= National Resistance Front of São Tomé and Príncipe =

Political party in São Tomé and Príncipe

The National Resistance Front of São Tomé and Príncipe (FRNSTP) was a political party founded in 1981 by São Toméan exiles who opposed the socialist policies of the single party Movement for the Liberation of São Tomé and Príncipe (MLSTP) government, and sought its overthrow.

Based in Gabon under the leadership of Carlos da Graça, the movement was expelled from the country in 1986 as relations between Gabon and São Tomé improved. Carlos da Graça ceased to be a member and remained in Gabon, before returning to São Tomé and becoming foreign minister. The major part of the FRNSTP moved to Lisbon, Portugal, formed a coalition with the Independent Democratic Union of São Tomé and Príncipe (UDISTP), and agreed to seek political changes by non-violent means.
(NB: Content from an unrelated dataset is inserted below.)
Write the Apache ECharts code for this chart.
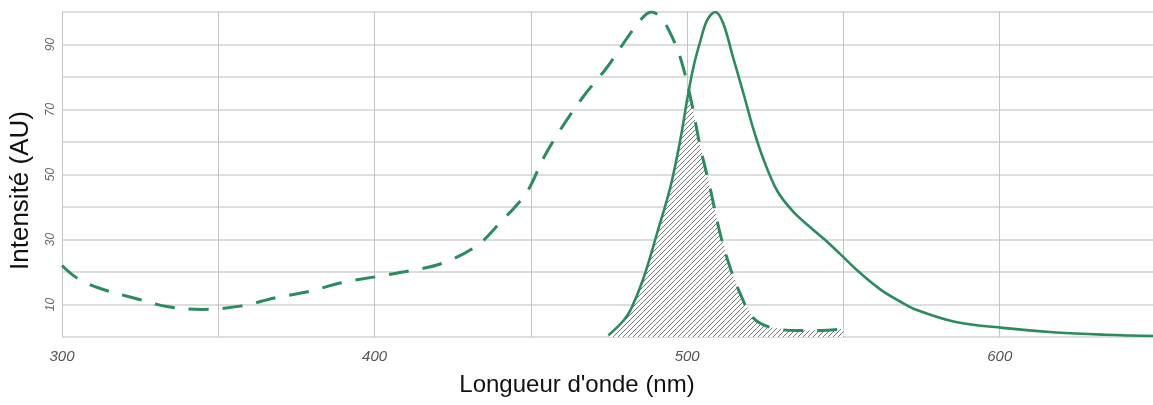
<!DOCTYPE html>
<html><head><meta charset="utf-8">
<script src="https://cdn.jsdelivr.net/npm/echarts@6/dist/echarts.min.js"></script>
<style>html,body{margin:0;padding:0;background:#fff;overflow:hidden;width:1153px;height:405px}#c{width:1160px;height:405px}</style>
</head><body><div id="c"></div>
<script>
// Excitation spectrum (dashed) : [wavelength nm, intensity AU]
const excitation = [[300,22],[305,18],[312,15],[323,12],[334,9.3],[345,8.5],[357,9.5],[368,12],[379,14],[389,16.6],[400,18.5],[411,20.3],[422,22.8],[433,28.3],[440,35],[447.6,43],[450.5,47.7],[454,55],[459.4,63.7],[466.8,74],[474.4,83],[480.8,92],[485,97.5],[488.5,100],[491.4,98.5],[494.6,93.5],[497.8,86],[501,74],[504.2,58.5],[507.3,46],[510.5,32],[513.7,21.5],[516.9,13.5],[521,6],[526.5,3],[535,2],[542,2],[550,2.5]];
// Emission spectrum (solid)
const emission = [[474.8,0.5],[479.6,5],[482,8.5],[486,18],[490.4,32],[494.6,46],[497.8,60.6],[500,73],[502,83],[504.2,91],[506.4,97.5],[509,100],[511.5,96.6],[514.7,86],[518,75],[521,64.6],[524.3,55],[528.8,45],[534,38.5],[540.3,33],[544,30],[549,25.5],[555,20],[562,14.5],[568,11],[573.5,8.3],[586,4.6],[601,2.8],[618,1.4],[634,0.7],[650,0.3]];
const xLabels = [300,400,500,600];
const yLabels = [10,30,50,70,90];

function interp(arr, x){
  if (x < arr[0][0] || x > arr[arr.length-1][0]) return null;
  for (let i=0;i<arr.length-1;i++){
    const a=arr[i], b=arr[i+1];
    if (x>=a[0] && x<=b[0]) return a[1] + (b[1]-a[1])*(x-a[0])/(b[0]-a[0]);
  }
  return arr[arr.length-1][1];
}
// overlap region = min of both spectra where both exist
const lo = Math.max(excitation[0][0], emission[0][0]);
const hi = Math.min(excitation[excitation.length-1][0], emission[emission.length-1][0]);
const xs = Array.from(new Set(excitation.map(p=>p[0]).concat(emission.map(p=>p[0])).filter(x=>x>=lo&&x<=hi))).sort((a,b)=>a-b);
const overlap = xs.map(x=>[x, Math.min(interp(excitation,x), interp(emission,x))]);
overlap.unshift([lo,0]); overlap.push([hi,0]);

const P = 5;
const pc = document.createElement('canvas'); pc.width=P; pc.height=P;
const g = pc.getContext('2d'); g.fillStyle='#ffffff'; g.fillRect(0,0,P,P); g.fillStyle='#777777';
for (let i=0;i<P;i++) g.fillRect(i,P-1-i,1,1);

const green = '#2b8a5e';
const chart = echarts.init(document.getElementById('c'), null, {renderer:'canvas', width:1160, height:405});
chart.setOption({
  animation:false,
  backgroundColor:'#ffffff',
  grid:{left:61, width:1095, top:12, bottom:68, containLabel:false},
  xAxis:{type:'value', min:300, max:650, interval:50,
    name:"Longueur d'onde (nm)", nameLocation:'middle', nameGap:36,
    nameTextStyle:{fontFamily:'Liberation Sans', fontSize:24, color:'#111', padding:[0,64,0,0]},
    axisLine:{show:false}, axisTick:{show:false},
    axisLabel:{margin:12, fontFamily:'Liberation Sans', fontSize:15, fontStyle:'italic', color:'#555',
      formatter:v=>xLabels.includes(v)?String(v):''},
    splitLine:{show:true, lineStyle:{color:'#c4c4c4', width:1}}},
  yAxis:{type:'value', min:0, max:100, interval:10,
    name:'Intensité (AU)', nameLocation:'middle', nameGap:28,
    nameTextStyle:{fontFamily:'Liberation Sans', fontSize:26, color:'#111', padding:[0,32,0,0]},
    axisLine:{show:false}, axisTick:{show:false},
    axisLabel:{margin:5, rotate:90, fontFamily:'Liberation Sans', fontSize:12, fontStyle:'italic', color:'#666',
      formatter:v=>yLabels.includes(v)?String(v):''},
    splitLine:{show:true, lineStyle:{color:'#d2d2d2', width:1.5}}},
  series:[
    {type:'line', data:overlap, symbol:'none', silent:true, z:1,
      lineStyle:{width:0}, areaStyle:{color:{image:pc, repeat:'repeat'}, opacity:1}},
    {type:'line', data:excitation, symbol:'none', smooth:0.35, z:3,
      lineStyle:{color:green, width:3, type:[20,14]}},
    {type:'line', data:emission, symbol:'none', smooth:0.35, z:4,
      lineStyle:{color:green, width:2.6}}
  ]
});
</script></body></html>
A small faction of the FRNSTP, led by Monso dos Santos, refused to give up the idea of armed struggle as a means of overthrowing the São Tomé government and moved to Cameroon, taking the name of National Resistance Front of São Tomé and Príncipe-Renewal (FRNSTP-R) in 1986. They refused to give up the idea of armed struggle as a means of overthrowing the São Toméan government. The FRNSTP-R was based Kribi, Cameroon under the leadership of Monso dos Santos.

A failed invasion to overthrow the government in 1988 led to the capture and sentencing of the organisation's membership. In 1990, members of the FRNSTP-R were pardoned and founded the Christian Democratic Front.